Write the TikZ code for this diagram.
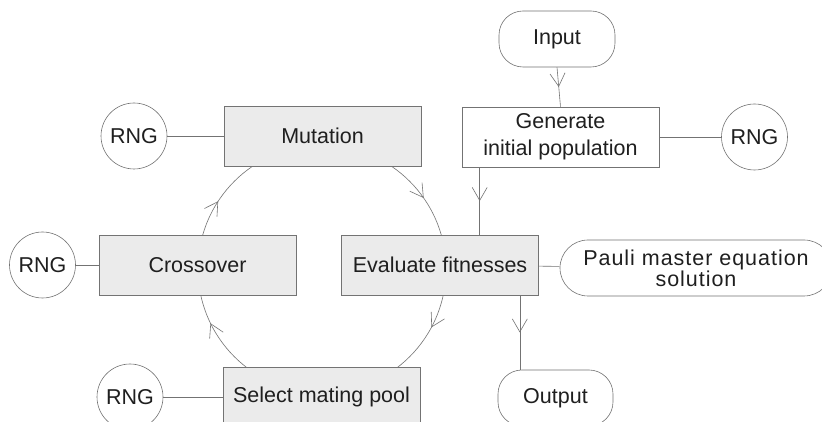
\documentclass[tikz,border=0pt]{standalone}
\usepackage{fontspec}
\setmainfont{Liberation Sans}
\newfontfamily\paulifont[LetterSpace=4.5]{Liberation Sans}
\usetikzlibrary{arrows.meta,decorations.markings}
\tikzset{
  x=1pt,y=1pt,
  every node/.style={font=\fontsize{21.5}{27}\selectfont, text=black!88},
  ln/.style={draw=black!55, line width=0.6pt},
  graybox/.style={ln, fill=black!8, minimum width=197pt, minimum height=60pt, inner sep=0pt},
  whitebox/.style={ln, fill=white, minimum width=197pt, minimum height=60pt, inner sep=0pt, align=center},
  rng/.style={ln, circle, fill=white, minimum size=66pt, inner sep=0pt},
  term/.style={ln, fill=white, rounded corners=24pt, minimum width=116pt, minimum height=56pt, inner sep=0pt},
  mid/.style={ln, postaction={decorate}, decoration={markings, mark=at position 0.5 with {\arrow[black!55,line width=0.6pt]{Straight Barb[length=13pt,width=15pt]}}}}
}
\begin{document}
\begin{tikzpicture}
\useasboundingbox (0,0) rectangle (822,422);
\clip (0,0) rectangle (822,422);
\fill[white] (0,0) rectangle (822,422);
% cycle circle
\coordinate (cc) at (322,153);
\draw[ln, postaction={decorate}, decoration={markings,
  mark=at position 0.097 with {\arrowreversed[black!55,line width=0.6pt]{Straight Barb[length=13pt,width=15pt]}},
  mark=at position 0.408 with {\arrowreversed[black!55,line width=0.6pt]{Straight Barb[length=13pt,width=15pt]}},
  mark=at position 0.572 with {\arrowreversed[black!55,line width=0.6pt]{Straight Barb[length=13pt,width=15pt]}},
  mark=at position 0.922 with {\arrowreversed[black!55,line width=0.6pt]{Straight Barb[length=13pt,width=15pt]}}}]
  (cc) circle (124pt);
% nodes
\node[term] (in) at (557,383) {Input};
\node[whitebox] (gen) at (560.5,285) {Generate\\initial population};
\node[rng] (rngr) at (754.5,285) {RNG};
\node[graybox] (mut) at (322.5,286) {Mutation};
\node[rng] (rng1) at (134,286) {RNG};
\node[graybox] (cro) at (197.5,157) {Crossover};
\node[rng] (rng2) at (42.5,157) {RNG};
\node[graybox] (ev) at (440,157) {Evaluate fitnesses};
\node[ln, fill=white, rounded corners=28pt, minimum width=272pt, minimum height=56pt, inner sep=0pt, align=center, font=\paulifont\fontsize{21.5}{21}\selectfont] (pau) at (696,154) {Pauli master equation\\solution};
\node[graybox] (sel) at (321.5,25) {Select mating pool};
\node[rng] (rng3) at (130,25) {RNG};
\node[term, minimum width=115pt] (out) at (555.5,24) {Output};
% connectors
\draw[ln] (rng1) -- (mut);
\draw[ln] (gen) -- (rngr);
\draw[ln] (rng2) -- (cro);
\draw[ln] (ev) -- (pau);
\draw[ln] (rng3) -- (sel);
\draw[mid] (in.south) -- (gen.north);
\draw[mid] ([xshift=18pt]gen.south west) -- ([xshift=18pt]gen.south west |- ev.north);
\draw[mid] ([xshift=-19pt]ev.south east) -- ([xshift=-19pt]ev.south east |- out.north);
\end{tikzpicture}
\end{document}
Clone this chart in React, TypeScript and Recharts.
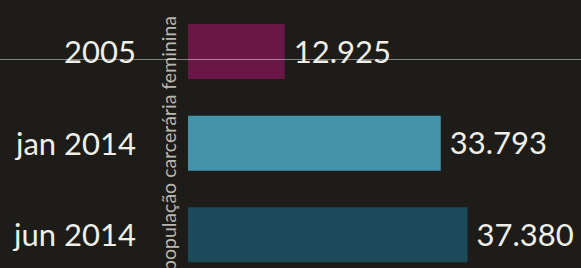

----------------------------------------

● Task to carry out:
Write out the listing above exactly as it stands, pictures excluded.

● Result of this exercise:
Write the TikZ code for this diagram.
\documentclass[tikz,border=0pt]{standalone}
\usepackage{fontspec}
\setmainfont{Liberation Sans}
\newfontfamily\paulifont[LetterSpace=4.5]{Liberation Sans}
\usetikzlibrary{arrows.meta,decorations.markings}
\tikzset{
  x=1pt,y=1pt,
  every node/.style={font=\fontsize{21.5}{27}\selectfont, text=black!88},
  ln/.style={draw=black!55, line width=0.6pt},
  graybox/.style={ln, fill=black!8, minimum width=197pt, minimum height=60pt, inner sep=0pt},
  whitebox/.style={ln, fill=white, minimum width=197pt, minimum height=60pt, inner sep=0pt, align=center},
  rng/.style={ln, circle, fill=white, minimum size=66pt, inner sep=0pt},
  term/.style={ln, fill=white, rounded corners=24pt, minimum width=116pt, minimum height=56pt, inner sep=0pt},
  mid/.style={ln, postaction={decorate}, decoration={markings, mark=at position 0.5 with {\arrow[black!55,line width=0.6pt]{Straight Barb[length=13pt,width=15pt]}}}}
}
\begin{document}
\begin{tikzpicture}
\useasboundingbox (0,0) rectangle (822,422);
\clip (0,0) rectangle (822,422);
\fill[white] (0,0) rectangle (822,422);
% cycle circle
\coordinate (cc) at (322,153);
\draw[ln, postaction={decorate}, decoration={markings,
  mark=at position 0.097 with {\arrowreversed[black!55,line width=0.6pt]{Straight Barb[length=13pt,width=15pt]}},
  mark=at position 0.408 with {\arrowreversed[black!55,line width=0.6pt]{Straight Barb[length=13pt,width=15pt]}},
  mark=at position 0.572 with {\arrowreversed[black!55,line width=0.6pt]{Straight Barb[length=13pt,width=15pt]}},
  mark=at position 0.922 with {\arrowreversed[black!55,line width=0.6pt]{Straight Barb[length=13pt,width=15pt]}}}]
  (cc) circle (124pt);
% nodes
\node[term] (in) at (557,383) {Input};
\node[whitebox] (gen) at (560.5,285) {Generate\\initial population};
\node[rng] (rngr) at (754.5,285) {RNG};
\node[graybox] (mut) at (322.5,286) {Mutation};
\node[rng] (rng1) at (134,286) {RNG};
\node[graybox] (cro) at (197.5,157) {Crossover};
\node[rng] (rng2) at (42.5,157) {RNG};
\node[graybox] (ev) at (440,157) {Evaluate fitnesses};
\node[ln, fill=white, rounded corners=28pt, minimum width=272pt, minimum height=56pt, inner sep=0pt, align=center, font=\paulifont\fontsize{21.5}{21}\selectfont] (pau) at (696,154) {Pauli master equation\\solution};
\node[graybox] (sel) at (321.5,25) {Select mating pool};
\node[rng] (rng3) at (130,25) {RNG};
\node[term, minimum width=115pt] (out) at (555.5,24) {Output};
% connectors
\draw[ln] (rng1) -- (mut);
\draw[ln] (gen) -- (rngr);
\draw[ln] (rng2) -- (cro);
\draw[ln] (ev) -- (pau);
\draw[ln] (rng3) -- (sel);
\draw[mid] (in.south) -- (gen.north);
\draw[mid] ([xshift=18pt]gen.south west) -- ([xshift=18pt]gen.south west |- ev.north);
\draw[mid] ([xshift=-19pt]ev.south east) -- ([xshift=-19pt]ev.south east |- out.north);
\end{tikzpicture}
\end{document}
Clone this chart in React, TypeScript and Recharts.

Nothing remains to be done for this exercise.